Team mechanics check the undercarriage during service
SS 9 – 14
The team, feeling good and finally flowing, put down a great pace the second half of the day, but not without some difficulties. On two separate occasions the team caught cars, the first was Dillon Van Way, whom was suffering from engine problems. The second car was Garry Gill. Rhianon estimated that had they not been stuck in the dust of the two cars, they could have easily shaved an extra minute and 50 seconds off their times that afternoon. Nick almost ended his rally when he slid sideways into a ditch, luckily they were able to quickly get out and continue on.
Nick and Rhianon push around a hairpin on SS12
During service, the mechanics waste no time getting started on the car, not even giving Nick time to get out before it’s jacked up.
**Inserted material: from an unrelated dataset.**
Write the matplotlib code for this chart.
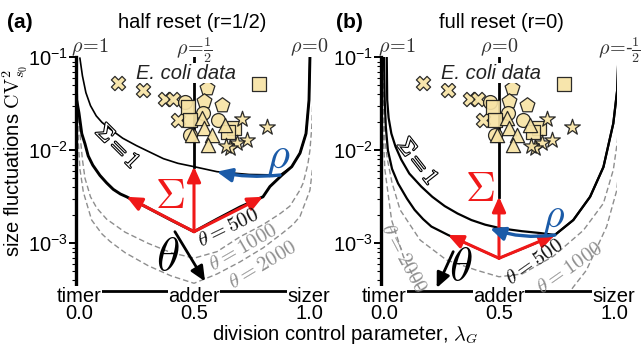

While the mechanics work on the car, Nick and Rhianon take a few minutes to meet with fans.
With Van Way’s engine seized, Nick had a very real chance to get into 3rd place. Finally just before he needed to run, Van Way managed to get his engine going with the help of another competitor pulling his car. Van Way’s car lasted long enough for him to pass the start and grant him a bogey time. This meant on the head to head run Nick needed to be quick. In the end, he managed to creep ahead and finished 3rd overall behind David Higgins and Garry Gill.
Van Way attempts to get his engine running while in time control.
After such an incredibly difficult event, both mentally and physically, I think Rhianon, very succinctly summarized their experience. “It wasn’t easy today. It was a character building day. We’ve had many things happen this weekend and to come back from the fire from the past event, it hasn’t been easy, but we’ve worked really hard together. Nick’s driven really well and at the end of the day this is only Nick’s tenth rally. I think some of us forget that, when he’s doing the speeds and getting the results he is.”